Material
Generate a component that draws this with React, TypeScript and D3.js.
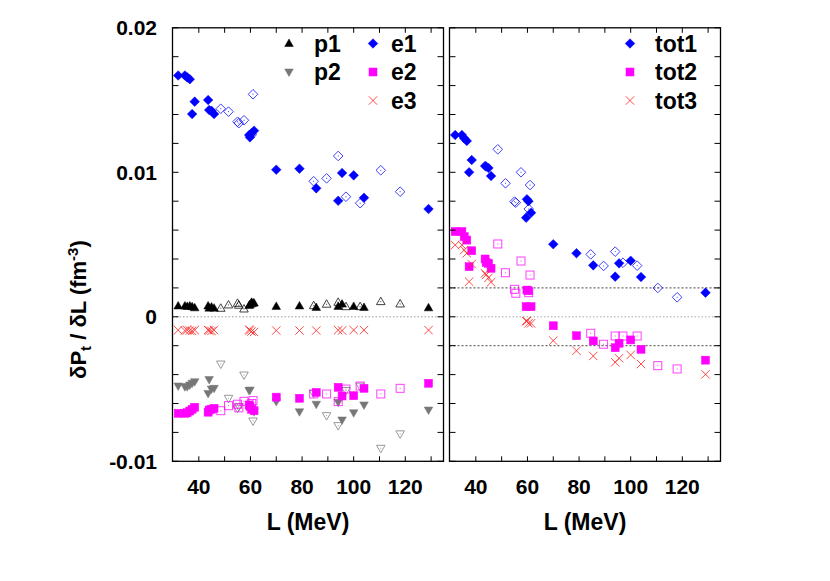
import React from "react";
import * as d3 from "d3";

// L values (MeV) of the models drawn with filled symbols
const L_FILLED = [32, 34.6, 35.5, 36.5, 37.4, 38.4, 43.6, 44, 44.9, 45.9, 59.5, 59.8, 60.4, 61.4, 70, 79, 85.5, 94, 95.5, 100, 104, 129];
// L values (MeV) of the models drawn with open symbols
const L_OPEN = [48.5, 51.5, 55, 55.5, 57.5, 60.5, 61, 84.5, 89.5, 94, 97, 102.5, 110.5, 118];

// left panel, filled
const P1_F = [0.00075, 0.00075, 0.00072, 0.00075, 0.0007, 0.00062, 0.00075, 0.0006, 0.00068, 0.0006, 0.00078, 0.00085, 0.001, 0.00095, 0.00072, 0.00075, 0.00065, 0.00072, 0.00088, 0.00072, 0.00065, 0.00062];
const P2_F = [-0.00479, -0.00484, -0.00484, -0.00472, -0.0046, -0.00449, -0.0053, -0.00434, -0.005, -0.00495, -0.0051, -0.00507, -0.00645, -0.00657, -0.00587, -0.00657, -0.00605, -0.00591, -0.00714, -0.00664, -0.0061, -0.00645];
const E1_F = [0.0167, 0.0167, 0.01657, 0.01644, 0.01403, 0.01489, 0.015, 0.01431, 0.01426, 0.01403, 0.01258, 0.01242, 0.0127, 0.01288, 0.01018, 0.01025, 0.00889, 0.00803, 0.00995, 0.00979, 0.00824, 0.00746];
const E2_F = [-0.00668, -0.00668, -0.00664, -0.00652, -0.0064, -0.00626, -0.0066, -0.00645, -0.0064, -0.00633, -0.0061, -0.0062, -0.0064, -0.0065, -0.00556, -0.00564, -0.00523, -0.00488, -0.00548, -0.00546, -0.00495, -0.0046];
const E3_F = [-0.00092, -0.00095, -0.00092, -0.00095, -0.00098, -0.00092, -0.00092, -0.00095, -0.00098, -0.00092, -0.00088, -0.00095, -0.00102, -0.00105, -0.00095, -0.00095, -0.00095, -0.00092, -0.00095, -0.00092, -0.00092, -0.00092];
// left panel, open
const P1_O = [0.00059, 0.00082, 0.00093, 0.0008, 0.00054, 0.0009, 0.00095, 0.00077, 0.00087, 0.001, 0.0007, 0.0007, 0.00105, 0.00089];
const P2_O = [-0.00327, -0.00564, -0.00633, -0.0062, -0.00403, -0.0065, -0.00721, -0.0053, -0.00684, -0.00753, -0.0051, -0.0048, -0.0091, -0.0081];
const E1_O = [0.0144, 0.0142, 0.0135, 0.0134, 0.0136, 0.0126, 0.0154, 0.00938, 0.00958, 0.01113, 0.00831, 0.00786, 0.01014, 0.00866];
const E2_O = [-0.0065, -0.00615, -0.00605, -0.0063, -0.00585, -0.006, -0.0058, -0.00534, -0.00534, -0.00587, -0.005, -0.00479, -0.00534, -0.00495];
// right panel, filled
const TOT1_F = [0.01258, 0.01258, 0.01235, 0.01217, 0.01, 0.01085, 0.01044, 0.0104, 0.0103, 0.00974, 0.00686, 0.00813, 0.008, 0.0072, 0.00502, 0.0044, 0.00356, 0.00278, 0.0037, 0.00388, 0.00275, 0.00167];
const TOT2_F = [0.0059, 0.0059, 0.00555, 0.00531, 0.00347, 0.00457, 0.004, 0.00375, 0.0037, 0.00336, 0.0007, 0.00185, 0.0018, 0.0007, -0.00062, -0.00131, -0.00167, -0.00214, -0.00183, -0.0016, -0.00225, -0.003];
const TOT3_F = [0.00497, 0.00497, 0.00462, 0.0044, 0.00243, 0.00365, 0.00301, 0.0029, 0.0027, 0.00239, -0.00029, -0.0003, -0.00045, -0.00045, -0.00165, -0.00235, -0.00271, -0.00315, -0.00287, -0.00264, -0.00327, -0.00398];
// right panel, open
const TOT1_O = [0.01159, 0.00924, 0.00797, 0.0079, 0.01, 0.00746, 0.00912, 0.00432, 0.00352, 0.00451, 0.00374, 0.00354, 0.002, 0.00135];
const TOT2_O = [0.00504, 0.00305, 0.0019, 0.00163, 0.00386, 0.00167, 0.00289, -0.00114, -0.0019, -0.00133, -0.00133, -0.00133, -0.00338, -0.00361];

const X_TICKS = [40, 60, 80, 100, 120];
const Y_TICKS = [-0.01, 0, 0.01, 0.02];
const Y_TICK_LABELS = ["-0.01", "0", "0.01", "0.02"];
const LEFT_LEGEND = [["p1", "triUp"], ["p2", "triDown"], ["e1", "diamond"], ["e2", "square"], ["e3", "cross"]];
const RIGHT_LEGEND = [["tot1", "diamond"], ["tot2", "square"], ["tot3", "cross"]];

const FONT = "'Liberation Sans', Arial, Helvetica, sans-serif";
const BLUE = "#0000ff";
const MAG = "#ff00ff";
const RED = "#ff2a2a";
const GRAY = "#777777";

type Kind = "diamond" | "square" | "triUp" | "triDown" | "cross";

function Marker({ kind, x, y, open }: { kind: Kind; x: number; y: number; open?: boolean }) {
  const color = kind === "diamond" ? BLUE : kind === "square" ? MAG : kind === "cross" ? RED : kind === "triUp" ? "#000" : GRAY;
  const fill = open ? "none" : color;
  const stroke = color;
  const sw = open ? 1 : 0.5;
  const op = open ? 0.75 : 1;
  let shape: React.ReactNode = null;
  if (kind === "diamond") {
    const r = 4.8;
    shape = <path d={`M${x},${y - r}L${x + r},${y}L${x},${y + r}L${x - r},${y}Z`} fill={fill} stroke={stroke} strokeWidth={sw} />;
  } else if (kind === "square") {
    const r = 4;
    shape = <rect x={x - r} y={y - r} width={2 * r} height={2 * r} fill={fill} stroke={stroke} strokeWidth={sw} />;
  } else if (kind === "triUp") {
    shape = <path d={`M${x},${y - 4.5}L${x + 4.3},${y + 3}L${x - 4.3},${y + 3}Z`} fill={fill} stroke={stroke} strokeWidth={sw} />;
  } else if (kind === "triDown") {
    shape = <path d={`M${x},${y + 4.5}L${x + 4.3},${y - 3}L${x - 4.3},${y - 3}Z`} fill={fill} stroke={stroke} strokeWidth={sw} />;
  } else {
    const r = 4.2;
    shape = <path d={`M${x - r},${y - r}L${x + r},${y + r}M${x - r},${y + r}L${x + r},${y - r}`} stroke={RED} strokeWidth={1} fill="none" opacity={0.85} />;
  }
  return (
    <g opacity={op}>
      {shape}
      {open && <rect x={x - 0.5} y={y - 0.5} width={1} height={1} fill={color} />}
    </g>
  );
}

const TOP = 27.8, BOTTOM = 461.3;
const LEFT_X0 = 172.5, LEFT_X1 = 443.5;
const RIGHT_X0 = 449.5, RIGHT_X1 = 720.5;
const L_DOMAIN: [number, number] = [29.8, 134.8];

function Panel({ x0, x1, series, hlines, legendCols }: any) {
  const xs = d3.scaleLinear().domain(L_DOMAIN).range([x0, x1]);
  const ys = d3.scaleLinear().domain([-0.01, 0.02]).range([BOTTOM, TOP]);
  const minorX = d3.range(40, 131, 10);
  const minorY = d3.range(-0.01, 0.0201, 0.002);
  return (
    <g>
      {hlines.map((h: any, i: number) => (
        <line key={i} x1={x0} x2={x1} y1={ys(h.v)} y2={ys(h.v)} stroke={h.c} strokeWidth={1} strokeDasharray={h.d} />
      ))}
      {series.map((s: any, si: number) =>
        s.vals.map((v: number, i: number) => (
          <Marker key={si + "-" + i} kind={s.kind} x={xs(s.L[i])} y={ys(v)} open={s.open} />
        ))
      )}
      <rect x={x0} y={TOP} width={x1 - x0} height={BOTTOM - TOP} fill="none" stroke="#000" strokeWidth={1.3} />
      {minorX.map((t) => (
        <g key={"xt" + t}>
          <line x1={xs(t)} x2={xs(t)} y1={BOTTOM} y2={BOTTOM - 5} stroke="#000" strokeWidth={1} />
          <line x1={xs(t)} x2={xs(t)} y1={TOP} y2={TOP + 5} stroke="#000" strokeWidth={1} />
        </g>
      ))}
      {minorY.map((t, i) => (
        <g key={"yt" + i}>
          <line x1={x0} x2={x0 + 6} y1={ys(t)} y2={ys(t)} stroke="#000" strokeWidth={1} />
          <line x1={x1} x2={x1 - 6} y1={ys(t)} y2={ys(t)} stroke="#000" strokeWidth={1} />
        </g>
      ))}
      {X_TICKS.map((t) => (
        <text key={"xl" + t} x={xs(t)} y={494.2} textAnchor="middle" fontFamily={FONT} fontWeight="bold" fontSize={21}>
          {t}
        </text>
      ))}
      <text x={(x0 + x1) / 2} y={530} textAnchor="middle" fontFamily={FONT} fontWeight="bold" fontSize={23}>
        L (MeV)
      </text>
      {legendCols.map((col: any, ci: number) =>
        col.items.map((it: any, ri: number) => (
          <g key={"lg" + ci + "-" + ri}>
            <Marker kind={it[1]} x={col.mx} y={43.5 + ri * 28.5} />
            <text x={col.tx} y={43.5 + ri * 28.5 + 8} fontFamily={FONT} fontWeight="bold" fontSize={23}>
              {it[0]}
            </text>
          </g>
        ))
      )}
    </g>
  );
}

export default function App() {
  const ys = d3.scaleLinear().domain([-0.01, 0.02]).range([BOTTOM, TOP]);
  const leftSeries = [
    { L: L_FILLED, vals: P1_F, kind: "triUp" },
    { L: L_OPEN, vals: P1_O, kind: "triUp", open: true },
    { L: L_FILLED, vals: E3_F, kind: "cross" },
    { L: L_OPEN, vals: P2_O, kind: "triDown", open: true },
    { L: L_FILLED, vals: P2_F, kind: "triDown" },
    { L: L_OPEN, vals: E2_O, kind: "square", open: true },
    { L: L_FILLED, vals: E2_F, kind: "square" },
    { L: L_OPEN, vals: E1_O, kind: "diamond", open: true },
    { L: L_FILLED, vals: E1_F, kind: "diamond" },
  ];
  const rightSeries = [
    { L: L_OPEN, vals: TOT2_O, kind: "square", open: true },
    { L: L_FILLED, vals: TOT2_F, kind: "square" },
    { L: L_FILLED, vals: TOT3_F, kind: "cross" },
    { L: L_OPEN, vals: TOT1_O, kind: "diamond", open: true },
    { L: L_FILLED, vals: TOT1_F, kind: "diamond" },
  ];
  return (
    <svg width={830} height={581} style={{ display: "block", position: "absolute", left: 0, top: 0 }}>
      <rect width={830} height={581} fill="#fff" />
      <Panel
        x0={LEFT_X0}
        x1={LEFT_X1}
        series={leftSeries}
        hlines={[{ v: 0, c: "#999", d: "1.5,2" }]}
        legendCols={[
          { mx: 289, tx: 314, items: LEFT_LEGEND.slice(0, 2) },
          { mx: 373, tx: 391, items: LEFT_LEGEND.slice(2) },
        ]}
      />
      <Panel
        x0={RIGHT_X0}
        x1={RIGHT_X1}
        series={rightSeries}
        hlines={[
          { v: 0, c: "#aaa", d: "1.5,2" },
          { v: 0.002, c: "#444", d: "2,2" },
          { v: -0.002, c: "#444", d: "2,2" },
        ]}
        legendCols={[{ mx: 630, tx: 655, items: RIGHT_LEGEND }]}
      />
      {Y_TICKS.map((t, i) => (
        <text key={"yl" + i} x={157} y={ys(t) + 7.5} textAnchor="end" fontFamily={FONT} fontWeight="bold" fontSize={21}>
          {Y_TICK_LABELS[i]}
        </text>
      ))}
      <text
        transform={`translate(${86},${ys(0.0005)}) rotate(-90)`}
        textAnchor="middle"
        fontFamily={FONT}
        fontWeight="bold"
        fontSize={22}
      >
        δP<tspan dy={5} fontSize={15}>t</tspan>
        <tspan dy={-5}> / δL (fm</tspan>
        <tspan dy={-8} fontSize={15}>-3</tspan>
        <tspan dy={8}>)</tspan>
      </text>
    </svg>
  );
}
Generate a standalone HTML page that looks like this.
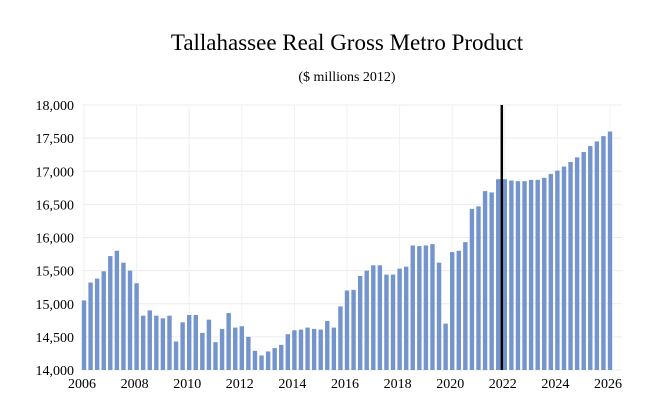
<!DOCTYPE html>
<html><head><meta charset="utf-8"><style>
body{margin:0;background:#fff;}
svg{display:block;font-family:"Liberation Serif",serif;}
</style></head><body>
<svg id="chart" width="658" height="420">
<text x="347" y="50" text-anchor="middle" font-size="23">Tallahassee Real Gross Metro Product</text>
<text x="347" y="81" text-anchor="middle" font-size="14">($ millions 2012)</text>
<g id="grid"></g><g id="bars"></g><g id="axes"></g>
</svg>
<script>
const values=[15050,15320,15380,15490,15720,15800,15620,15500,15310,14820,14900,14820,14780,14820,14430,14720,14830,14830,14560,14760,14420,14620,14860,14640,14660,14500,14290,14220,14280,14330,14380,14540,14600,14610,14640,14620,14610,14740,14640,14960,15200,15210,15420,15500,15580,15580,15440,15440,15530,15560,15880,15870,15880,15900,15620,14700,15780,15800,15930,16430,16470,16700,16680,16880,16880,16860,16850,16850,16870,16870,16900,16960,17010,17070,17140,17210,17290,17380,17450,17530,17600];
const yTicks=[14000,14500,15000,15500,16000,16500,17000,17500,18000];
const xTicks=[2006,2008,2010,2012,2014,2016,2018,2020,2022,2024,2026];
const startYear=2006, markerYear=2022;
const NS="http://www.w3.org/2000/svg";
const y0=370,y1=105,vmin=14000,vmax=18000;
const yS=v=>y0-(v-vmin)/(vmax-vmin)*(y0-y1);
const x0=84,step=6.575;
const xS=t=>x0+(t-startYear)*4*step;
const g=document.getElementById('grid'),b=document.getElementById('bars'),a=document.getElementById('axes');
function mk(tag,at,parent){const e=document.createElementNS(NS,tag);for(const k in at)e.setAttribute(k,at[k]);parent.appendChild(e);return e;}
yTicks.forEach(v=>{
 const l=mk('line',{x1:82,x2:622,y1:yS(v),y2:yS(v),stroke:'#ececec','stroke-width':1},g);
 
 
 const t=mk('text',{x:74,y:yS(v)+5,'text-anchor':'end','font-size':14},a);
 t.textContent=v.toLocaleString('en-US');
 
 
});
xTicks.forEach(yr=>{
 const l=mk('line',{x1:xS(yr),x2:xS(yr),y1:y1,y2:y0,stroke:'#f0f0f0','stroke-width':1},g);
 
 
 const t=mk('text',{x:xS(yr)-2,y:388,'text-anchor':'middle','font-size':14},a);
 t.textContent=yr;
 
 
});
values.forEach((v,i)=>{
 const x=xS(startYear+i/4);
 const r=mk('rect',{x:x-2.2,y:yS(v),width:4.4,height:y0-yS(v),fill:'#7394cc'},b);
 
 
});
const m=mk('line',{x1:xS(markerYear)-3,x2:xS(markerYear)-3,y1:y1,y2:y0,stroke:'#000','stroke-width':2.5},a);


</script>
</body></html>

Written exercise
Transcribe the opening line of the listing above, please, and every line after it through the line with "102.5, 110.5, 118];", word for word, without pictures.

Solution to this exercise
Generate a component that draws this with React, TypeScript and D3.js.
import React from "react";
import * as d3 from "d3";

// L values (MeV) of the models drawn with filled symbols
const L_FILLED = [32, 34.6, 35.5, 36.5, 37.4, 38.4, 43.6, 44, 44.9, 45.9, 59.5, 59.8, 60.4, 61.4, 70, 79, 85.5, 94, 95.5, 100, 104, 129];
// L values (MeV) of the models drawn with open symbols
const L_OPEN = [48.5, 51.5, 55, 55.5, 57.5, 60.5, 61, 84.5, 89.5, 94, 97, 102.5, 110.5, 118];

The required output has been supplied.